Large, sensible and fairly expensive to run with a load aboard, the Galaxy is hardly a suitable first car, except perhaps for someone with a growing family and little chance of buying a smaller vehicle.

Quality and image

Quality is improved, but the Galaxy's image looks set to continue as it is. In some respects it is the default large people carrier that people buy if they can't think of anything else. That's a little unfair as this is an accomplished vehicle and the sumptuous interior of Ghia models may cause one or two eyebrows to rise.

Accessibility

Doors open to around 65 degrees, making embarkation easy. It'll lose out to rivals with sliding side doors in a tight parking slot, but it looks a lot better as a result. Almost the whole rear end opens when you raise the boot and the loading floor is low so that you are unlikely to pop a disc while putting a heavy load inside.

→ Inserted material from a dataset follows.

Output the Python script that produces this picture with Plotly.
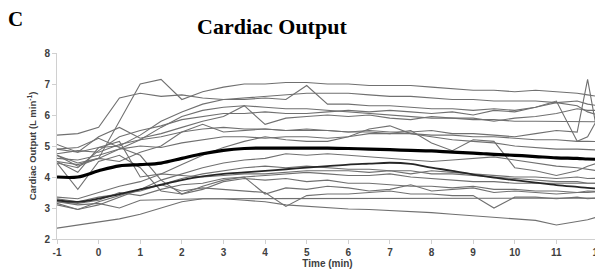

Stereo and ICE (In car entertainment)

The standard fit stereo gives a good sound and has no problems filling the cavernous interior. Significantly there is a jack in the glovebox to let you plug an iPod or MP3 player straight into the system. The standard audio interface makes upgrading quite straightforward, too, and LCD screens can be mounted in the headrests to let passengers watch DVDs.

Colours and trim

This is a utilitarian car, so sober, plain colours seem to suit it best. Avoid some of the outlandish metallic hues if you wish to retain resale value. That's worth doing, as there is always a healthy market for used Galaxies. Mid-range Zetec trim is likely to provide the best value for money option – LX may be cheaper but it certainly feels like it.

Parking

No car in this class is a cinch to park, and owners will be well advised to practice at home for a few minutes before venturing anywhere near a multi-storey car park.

Spare wheel

An aerosol tyre repair kit is provided rather than an actual replacement wheel.

Range information

Engine choice consists of a 2.0-litre (145bhp) petrol engine and three diesels: two 1.8 TDCi units (100bhp or 125bhp) and a 2.0 TDCi (140bhp). Familiar Ford badging will define the range: LX, Zetec and Ghia with a further optional X-Pack for Ghia models. Five or six speed manual transmission as standard according to engine selected, with optional automatic.